THE 'DESERT MUSLIM IRON TRIANGLE' — WHY THE TALIBAN AND REGIONAL TURMOIL DEFY MILITARY EXTINCTION



The recurring global question of when the Taliban will be permanently dismantled ignores the deeply entrenched, fractured reality of modern geopolitical warfare. Militarily eradicating the group has proven near-impossible because the movement does not exist in a vacuum; instead, it is a key player in a highly complex, multi-layered regional power struggle spanning Afghanistan, Pakistan, and competing global interests.

Rather than a unified entity, the crisis is defined by a volatile three-way paradigm involving the Afghan Taliban, the Pakistani Taliban (TTP), and the Pakistani government. This friction is further complicated by historical alliances and counterbalancing agendas that dictate the survival of these factions.

The Fractured Triad: Inside the Afghan-Pakistan Friction

  • The Afghan-TTP Nexus: The Afghan Taliban, the Pakistani Taliban, and the intermediary Haqqani Network—whose core members have largely been absorbed into the current Kabul administration—were once staunch allies against Soviet and American forces. Today, while the Afghan government publicly distances itself from the TTP's domestic campaign, historical ties prevent a clean break. Kabul actively uses the TTP as a strategic counterweight against Pakistan, a neighbor ten times its size.

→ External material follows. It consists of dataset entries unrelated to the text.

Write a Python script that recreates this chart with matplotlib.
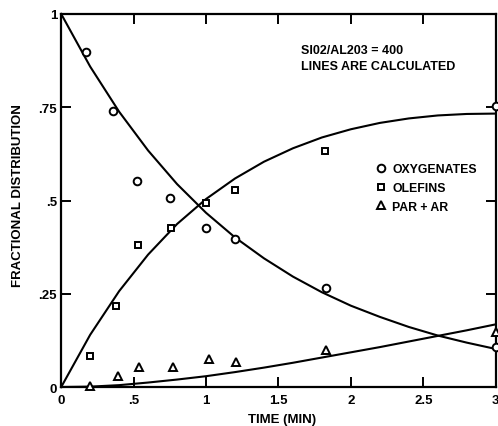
import matplotlib
matplotlib.use("Agg")
import matplotlib.pyplot as plt

plt.rcParams['font.family'] = ['Liberation Sans', 'DejaVu Sans']
plt.rcParams['font.weight'] = 'bold'

# measured points
oxy_t = [0.17, 0.36, 0.52, 0.75, 1.0, 1.2, 1.83, 3.0, 3.0]
oxy_y = [0.898, 0.741, 0.552, 0.507, 0.425, 0.396, 0.266, 0.106, 0.752]
ole_t = [0.2, 0.38, 0.53, 0.755, 1.0, 1.2, 1.82]
ole_y = [0.083, 0.218, 0.382, 0.427, 0.492, 0.529, 0.634]
par_t = [0.2, 0.39, 0.54, 0.77, 1.02, 1.21, 1.83, 3.0]
par_y = [0.003, 0.029, 0.054, 0.054, 0.074, 0.066, 0.10, 0.147]

# calculated lines
calc_t = [0, 0.2, 0.4, 0.6, 0.8, 1.0, 1.2, 1.4, 1.6, 1.8, 2.0, 2.2, 2.4, 2.6, 2.8, 3.0]
calc_oxy = [1.0, 0.859, 0.738, 0.634, 0.544, 0.467, 0.401, 0.345, 0.296, 0.254,
            0.218, 0.188, 0.161, 0.138, 0.119, 0.102]
calc_ole = [0.0, 0.140, 0.257, 0.355, 0.437, 0.504, 0.559, 0.604, 0.640, 0.669,
            0.691, 0.708, 0.720, 0.728, 0.732, 0.733]
calc_par = [0.0, 0.001, 0.005, 0.012, 0.020, 0.029, 0.040, 0.052, 0.065, 0.079,
            0.093, 0.107, 0.122, 0.137, 0.152, 0.168]

xticks = [0, 0.5, 1, 1.5, 2, 2.5, 3]
xlabels = ['0', '.5', '1', '1.5', '2', '2.5', '3']
yticks = [0, 0.25, 0.5, 0.75, 1]
ylabels = ['0', '.25', '.5', '.75', '1']

fig = plt.figure(figsize=(4.98, 4.27), dpi=100)
ax = fig.add_axes([0.1229, 0.0913, 0.8725, 0.8736])

for yy in (calc_oxy, calc_ole, calc_par):
    ax.plot(calc_t, yy, color='black', lw=1.5, clip_on=False)

mk = dict(linestyle='none', mfc='white', mec='black', mew=1.4, clip_on=False, zorder=5)
ax.plot(oxy_t, oxy_y, marker='o', ms=5.5, label='OXYGENATES', **mk)
ax.plot(ole_t, ole_y, marker='s', ms=4.5, label='OLEFINS', **mk)
ax.plot(par_t, par_y, marker='^', ms=5.5, label='PAR + AR', **mk)

ax.set_xlim(0, 3)
ax.set_ylim(0, 1)
ax.set_xticks(xticks)
ax.set_xticklabels(xlabels, fontweight='bold')
ax.set_yticks(yticks)
ax.set_yticklabels(ylabels, fontweight='bold')
ax.tick_params(direction='in', length=7, width=1.4, top=True, right=True,
               labelsize=9.5)
ax.tick_params(axis='x', pad=5)
ax.tick_params(axis='y', pad=3)
for s in ax.spines.values():
    s.set_linewidth(1.6)

ax.set_xlabel('TIME (MIN)', fontsize=9.5, fontweight='bold')
ax.xaxis.set_label_coords(0.508, -0.07)
ax.set_ylabel('FRACTIONAL DISTRIBUTION', fontsize=9.5, fontweight='bold')
ax.yaxis.set_label_coords(-0.086, 0.517)

ax.text(0.551, 0.92, 'SI02/AL203 = 400\nLINES ARE CALCULATED', transform=ax.transAxes,
        fontsize=9, fontweight='bold', va='top', ha='left', linespacing=1.45)

ax.legend(loc='upper left', bbox_to_anchor=(0.728, 0.60), frameon=False,
          handlelength=0.6, handletextpad=0.6, labelspacing=0.55,
          prop={'size': 8.8, 'weight': 'bold'}, borderaxespad=0, borderpad=0)

fig.savefig('out.png', dpi=100)
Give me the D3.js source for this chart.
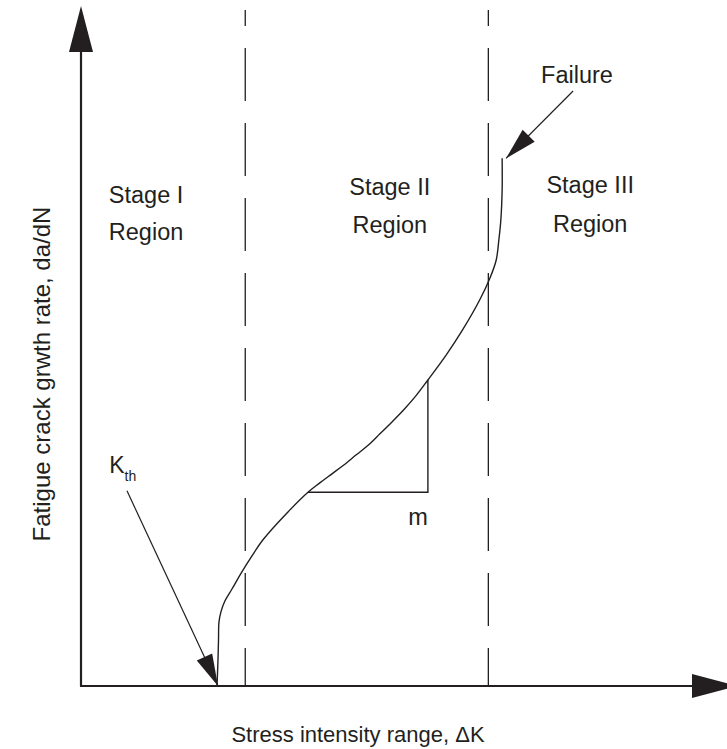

  • Pakistan's Strategic Dilemma: Islamabad views the Taliban network as an existential security threat but lacks the absolute power to eliminate it entirely. This has forced a fragile status quo where cross-border airstrikes against militant outposts in Afghanistan alternate with periods of uneasy diplomatic coexistence.

  • The Indian Vector: Regional intelligence dynamics suggest deeper complications. Within Pakistani military and media circles, India is frequently accused of quietly aligning with the Taliban to exploit mutual anti-Pakistan agendas, particularly regarding disputed territories like Kashmir and the Pashtun border regions. However, New Delhi remains highly vigilant that an unchecked rise in regional extremism could spill over and destabilize wider parts of Asia.

The "Desert Muslim Iron Triangle"

To understand why external military interventions consistently fail to pacify the region, political analysts point to a structural matrix dominant across the Middle East and South Asia: the "Desert Muslim Iron Triangle." This geopolitical ecosystem is locked in a permanent, three-way struggle for power:

                     [ THE DESERT MUSLIM IRON TRIANGLE ]
                                     ▲
                                    ╱ ╲
                                   ╱   ╲
                                  ╱     ╲
                                 ╱       ╲
     [ MILITARY STRONGMEN ] ═══════════════════ [ RELIGIOUS FACTIONS ]
     Turkey, Egypt, Pakistan                     Iran, Houthis, Taliban
     (Rule via military force)                   (Rule via Sharia law)
                                 ╲       ╱
                                  ╲     ╱
                                   ╲   ╱
                                    ╲ ╱
                           [ FEUDAL MONARCHS ]
                          Saudi Arabia, UAE, Qatar
                          (Rule via resource wealth)
  1. The Military Strongmen: Leaders who seize or maintain power through institutional armed force, exemplified by historical states like Egypt, Turkey, and Pakistan.

  2. The Religious Factions: Fundamentalist groups and governments prioritizing Sharia and Quranic governance, such as Iran, the Houthis, and the Taliban.

  3. The Feudal Monarchs: The "princes" of the Gulf States (Saudi Arabia, the UAE, Qatar) who rely almost entirely on selling national natural resources to preserve internal stability.

The Failure of External Intervention

Historical precedents demonstrate that whenever an external superpower attempts to forcibly install or support one specific faction, the remaining two components of the triangle instantly unite to overthrow it.

The 1979 Iranian Revolution saw religious factions and armed leftists dismantle a Western-backed monarchy. Similarly, the Soviet invasion of Afghanistan triggered an immediate counter-alliance between religious fighters and wealthy Gulf financiers. When external actors try to bypass the triangle entirely to build a Western-style civilian government, the resulting power vacuum is rapidly devoured by the strongest indigenous faction, squandering billions in foreign resources.

This chaotic dynamic stands in stark contrast to the "rainforest Muslims" of Southeast Asia. In nations like Indonesia, Malaysia, and Bangladesh, the post-colonial transition from military rule successfully gave way to relatively stable, modern civilian governance. However, in the arid geopolitical terrain of the borderlands, the major global powers have largely abandoned the illusion of a total military solution. Recognizing the resilient mechanics of the iron triangle, international strategy has shifted away from total destruction toward containment, managing regional conflicts rather than trying to resolve them by force.